Четыре-четырнадцать-двадцать четыре! — Можно с вами познакомиться?
Шесть-шестнадцать-двадцать шесть! — Хочу с вами встретиться.
Один-одиннадцать-двадцать один! — Я вас люблю.
Помню, с какой таинственностью, с каким волнением узнавался — и распространялся этот шифр!
Помню, как я, бессмысленно проведя целый вечер на лестнице со своей соседкой по квартире Леной Хорошайловой (бессмысленно и с её точки зрения потому, что так и не решился ничего произнести по таинственному коду), — и вот она, фыркнув, уходит наверх, перешёптываясь о чём-то с подружкой (с подружкой гораздо интереснее, без подружки совсем неинтересно!) и я, с отчаянием перегнувшись через перила в пролёт и видя, что она подходит уже к квартире и сейчас скроется, гулко, на весь пролёт, кричу: «Один-одиннадцать-двадцать один!» — и сломя голову убегаю куда-то во второй двор, забиваюсь в какую-то щель… Не помню при этом, чтобы я испытывал к Лене головокружительные чувства — но то, что я выкрикнул, подействовало оглушающе! Я и тогда уже чувствовал, что звуки важнее всего!

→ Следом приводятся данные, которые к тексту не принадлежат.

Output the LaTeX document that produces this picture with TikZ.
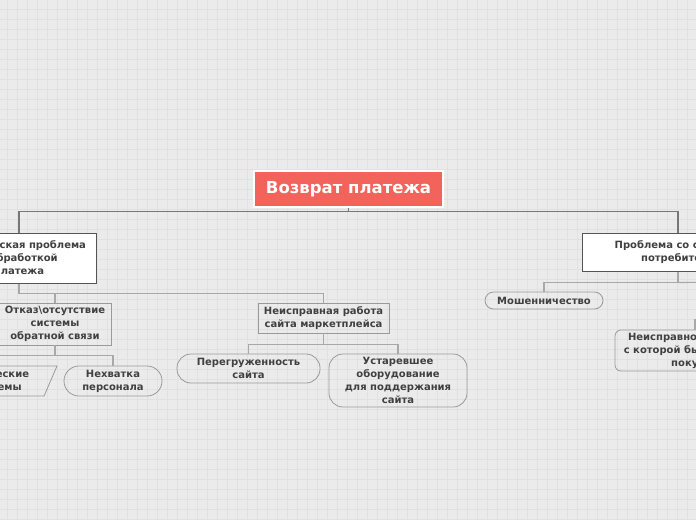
\documentclass[tikz,border=0pt]{standalone}
\usepackage{fontspec}
\setmainfont{DejaVu Sans}
\usetikzlibrary{shapes.geometric}
\definecolor{bg}{HTML}{EBEBEB}
\definecolor{gridc}{HTML}{E1E1E1}
\definecolor{rootc}{HTML}{F2645B}
\definecolor{txt}{HTML}{404040}
\definecolor{bordone}{HTML}{555555}
\definecolor{bordtwo}{HTML}{9A9A9A}
\definecolor{connone}{HTML}{777777}
\definecolor{conntwo}{HTML}{A8A8A8}
\begin{document}
\begin{tikzpicture}[x=1pt,y=-1pt,
  rootbox/.style={fill=rootc, draw=white, line width=1.2pt, text=white,
    font=\fontsize{16.5}{19}\selectfont\bfseries, minimum width=189pt, minimum height=36pt, inner sep=0pt},
  lvlone/.style={fill=white, draw=bordone, line width=1pt, text=txt,
    font=\fontsize{10}{13}\selectfont\bfseries, align=center, inner sep=0pt},
  lvltwo/.style={draw=bordtwo, line width=0.8pt, text=txt,
    font=\fontsize{10}{13}\selectfont\bfseries, align=center, inner sep=0pt},
  pill/.style={lvltwo, rounded corners=#1},
  connmain/.style={draw=connone, line width=1.6pt},
  connsub/.style={draw=conntwo, line width=1.1pt}
]
\useasboundingbox (0,0) rectangle (696,520);
\clip (0,0) rectangle (696,520);
\fill[bg] (0,0) rectangle (696,520);
\foreach \k in {0,...,69} {\draw[gridc, line width=0.7pt] (7.5+10*\k,0) -- (7.5+10*\k,520);}
\foreach \k in {0,...,51} {\draw[gridc, line width=0.7pt] (0,9.5+10*\k) -- (696,9.5+10*\k);}

% nodes
\node[rootbox] (root) at (348.5,189) {Возврат платежа};
\node[lvlone, minimum width=154pt, minimum height=50pt] (tech) at (19,258)
  {Техническая проблема\\с обработкой\\платежа};
\node[lvlone, minimum width=192pt, minimum height=38pt] (cons) at (678,252)
  {Проблема со стороны\\потребителя};

\node[lvltwo, minimum width=112pt, minimum height=42pt] (otkaz) at (55,324)
  {Отказ\textbackslash отсутствие\\системы\\обратной связи};
\node[lvltwo, minimum width=131pt, minimum height=30pt] (site) at (323.5,318)
  {Неисправная работа\\сайта маркетплейса};

\node[lvltwo, trapezium, trapezium left angle=60, trapezium right angle=120,
  trapezium stretches body, minimum width=130pt, minimum height=30pt] (techp) at (-8,381)
  {Технические\\проблемы};
\node[pill=15pt, minimum width=98pt, minimum height=30pt] (staff) at (113,381)
  {Нехватка\\персонала};

\node[pill=14pt, minimum width=143pt, minimum height=29pt] (overl) at (248.5,368.5)
  {Перегруженность\\сайта};
\node[pill=14pt, minimum width=138pt, minimum height=53pt] (old) at (398,380.5)
  {Устаревшее\\оборудование\\для поддержания\\сайта};

\node[pill=8.5pt, minimum width=118pt, minimum height=17pt] (fraud) at (544,300.5)
  {Мошенничество};
\node[pill=6pt, minimum width=160pt, minimum height=41pt] (faulty) at (695,350.5)
  {Неисправность товара,\\с которой была сделана\\покупка};
\coordinate (farj) at (760,320);
\coordinate (farc) at (760,282);

% connectors
\draw[connmain] (root.south) -- ++(0,4) coordinate (rj) -| (tech.north);
\draw[connmain] (rj) -| (cons.north);

\draw[connsub] (tech.south) -- ++(0,10) coordinate (tj) -| (otkaz.north);
\draw[connsub] (tj) -| (site.north);

\draw[connsub] (otkaz.south) -- ++(0,10) coordinate (oj) -| (techp.north);
\draw[connsub] (oj) -| (staff.north);

\draw[connsub] (site.south) -- ++(0,11) coordinate (sj) -| (overl.north);
\draw[connsub] (sj) -| (old.north);

\draw[connsub] (cons.south) -- ++(0,11) coordinate (cj) -| (fraud.north);
\draw[connsub] (cj) -- (farc);
\draw[connsub] (farj) -| (faulty.north);
\end{tikzpicture}
\end{document}
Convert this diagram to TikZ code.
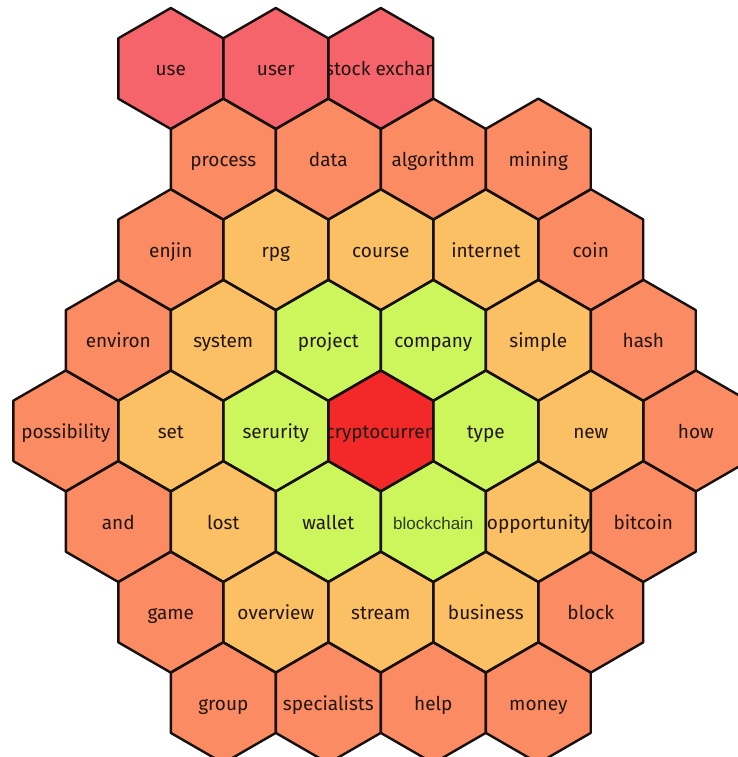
\documentclass[tikz,border=0pt]{standalone}
\usepackage{fontspec}
\setmainfont{Fira Sans}
\newfontfamily\bcfont{Liberation Sans}
\definecolor{cTop}{HTML}{F4646A}
\definecolor{cOr}{HTML}{FA8B62}
\definecolor{cLt}{HTML}{FBBF64}
\definecolor{cGr}{HTML}{CCF65C}
\definecolor{cCen}{HTML}{F32828}
\definecolor{txtc}{HTML}{221614}
\definecolor{txtb}{HTML}{2E3A28}
\definecolor{edgec}{HTML}{161010}
\tikzset{
  hexline/.style={draw=edgec, line width=2.4pt, line join=round},
  lbl/.style={text=txtc, font=\fontsize{19}{22}\selectfont, inner sep=0pt, anchor=base},
  lblb/.style={text=txtb, font=\bcfont\fontsize{17}{20}\selectfont, inner sep=0pt, anchor=base},
}
\newcommand\hexat[2]{(#1,#2) ++(0,-60.5) -- ++(52.4,30.25) -- ++(0,60.5) -- ++(-52.4,30.25) -- ++(-52.4,-30.25) -- ++(0,-60.5) -- cycle}
\def\cells{use/0/3/cTop/use/lbl, user/0/5/cTop/user/lbl, stock/0/7/cTop/stock exchan/lbl,
 process/1/4/cOr/process/lbl, data/1/6/cOr/data/lbl, algorithm/1/8/cOr/algorithm/lbl, mining/1/10/cOr/mining/lbl,
 enjin/2/3/cOr/enjin/lbl, rpg/2/5/cLt/rpg/lbl, course/2/7/cLt/course/lbl, internet/2/9/cLt/internet/lbl, coin/2/11/cOr/coin/lbl,
 environ/3/2/cOr/environ/lbl, system/3/4/cLt/system/lbl, project/3/6/cGr/project/lbl, company/3/8/cGr/company/lbl, simple/3/10/cLt/simple/lbl, hash/3/12/cOr/hash/lbl,
 possibility/4/1/cOr/possibility/lbl, set/4/3/cLt/set/lbl, serurity/4/5/cGr/serurity/lbl, crypto/4/7/cCen/cryptocurren/lbl, type/4/9/cGr/type/lbl, new/4/11/cLt/new/lbl, how/4/13/cOr/how/lbl,
 and/5/2/cOr/and/lbl, lost/5/4/cLt/lost/lbl, wallet/5/6/cGr/wallet/lbl, blockchain/5/8/cGr/blockchain/lblb, opportunity/5/10/cLt/opportunity/lbl, bitcoin/5/12/cOr/bitcoin/lbl,
 game/6/3/cOr/game/lbl, overview/6/5/cLt/overview/lbl, stream/6/7/cLt/stream/lbl, business/6/9/cLt/business/lbl, block/6/11/cOr/block/lbl,
 group/7/4/cOr/group/lbl, specialists/7/6/cOr/specialists/lbl, help/7/8/cOr/help/lbl, money/7/10/cOr/money/lbl}
\begin{document}
\begin{tikzpicture}[x=1pt,y=-1pt]
\fill[white] (0,0) rectangle (738,757);
\useasboundingbox (0,0) rectangle (738,757);
\foreach \nm/\r/\k/\col/\t/\st in \cells {
  \pgfmathsetmacro\hx{13.3+52.5*\k}
  \pgfmathsetmacro\hy{68.5+90.6*\r}
  \begin{scope}
    \clip \hexat{\hx}{\hy};
    \fill[\col] \hexat{\hx}{\hy};
    \node[\st] (h-\nm) at (\hx,\hy+7.5) {\t};
  \end{scope}
}
\foreach \nm/\r/\k/\col/\t/\st in \cells {
  \pgfmathsetmacro\hx{13.3+52.5*\k}
  \pgfmathsetmacro\hy{68.5+90.6*\r}
  \draw[hexline] \hexat{\hx}{\hy};
}
\end{tikzpicture}
\end{document}
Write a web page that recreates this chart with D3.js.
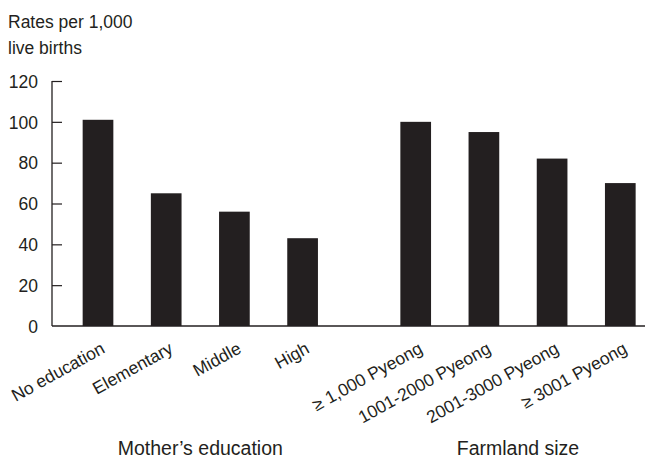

Каждая эпоха, даже самая короткая, имеет свой питательный слой, состоящий из баек, прибауток, популярных песенок и стишков и незыблемых, обязательных ритуалов. Насколько непонятными, враждебными кажутся они следующей эпохе! Но какой чёткий, неповторимый и волнующий колорит времени они создают!